Le 17 mai dernier, « Sud Ouest » publiait un reportage sur un viticulteur bordelais utilisant des cornes et des bouses de vache pour la culture de ses vignes dans le cadre de ce qu’il est convenu d’appeler la biodynamie. Cet article, et la mise en avant d’une pratique qui n’est pas reconnue par la communauté scientifique, a fait réagir des lecteurs.
Cette polémique est-elle justifiée ? Fondé au début du XXe siècle par l’Autrichien Rudolph Steiner, ce courant pseudoscientifique, ésotérique et philosophique entend marier l’humain, la nature et les forces de l’univers.
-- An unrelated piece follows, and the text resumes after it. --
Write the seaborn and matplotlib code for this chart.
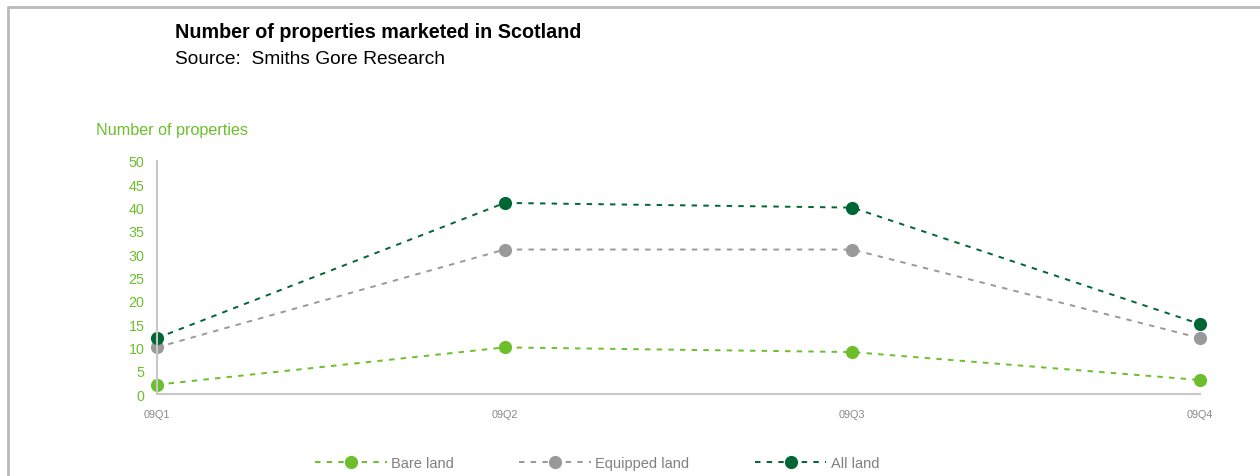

Ses applications vont de l’éducation à la production de biens et de produits. Si en effet, ce mouvement a fait l’objet de deux signalements par la Miviludes, il n’est cependant pas classé comme secte.
Docteure en anthropologie sociale et ethnologie, Christelle Pineau, chercheuse à l’Université Montesquieu de Bordeaux, a consacré sa thèse d’anthropologie à ces viticulteurs qui mettent en pratique la biodynamie. « L’anthroposophie, dont la biodynamie est une émanation, n’est pas reconnue dans le savoir scientifique. Chez certains viticulteurs, la démarche peut être associée à une forme de spiritualité mais tous souhaitent produire un vin de qualité en voulant respecter davantage la terre, en utilisant moins d’intrants et donc, dans une dimension plus agroécologique. Un jour, un vigneron m’a dit qu’il pratiquait la biodynamie laïque et républicaine. En tout cas je n’ai pas eu l’impression d’avoir en face de moi des gens appartenant à la secte Moon et ou à celle du Temple solaire », dit-elle
« Ce ne sont pas des hurluberlus car la biodynamie est une prise de risque et exige beaucoup plus de surveillance des vignes »
Journaliste, responsable de la rubrique viticole, César Compadre dit assumer totalement ce reportage. « La biodynamie existe déjà depuis pas mal d’années et, jusqu’à présent, aucun article n’avait suscité de polémique. Mais, il s’agit du premier texte sur l’utilisation de cornes de vaches enfouies dans la terre, puis déterrées. C’est un phénomène qui existe et, en tant que journaliste, il me semble important d’en parler et de le montrer aux lecteurs. À aucun moment, le journal prend position. Les gens, dont je précise qu’ils sont tous ingénieurs ou œnologues, s’expriment mais il s’agit de leur point de vue. Ce ne sont pas des hurluberlus car la biodynamie est une prise de risque et exige beaucoup plus de surveillance des vignes. »
Il ne s’agit pas ici de savoir si les forces cosmiques influent sur la qualité des vins, ce qu’une des personnes interrogées dans le cadre du reportage a pourtant affirmé. À tort et une précision indiquant qu’aucune étude scientifique ne l’a démontré n’eut pas été superflue.
Le débat se situe en effet ailleurs. Y a-t-il une limite au choix des sujets en dehors de ce que la loi et la déontologie interdisent ? Ce n’est pas parce que l’anthroposophie est surveillée par la Miviludes qu’un journal doit s’interdire de traiter de biodynamie. C’est au journaliste, une fois sur le terrain, qu’il appartiendra de décider si l’information est utile aux lecteurs. Évoquer des usages controversés mais bien réels, effectuer des reportages sur des trafiquants d’être humains, de drogue, n’est pas en faire l’apologie.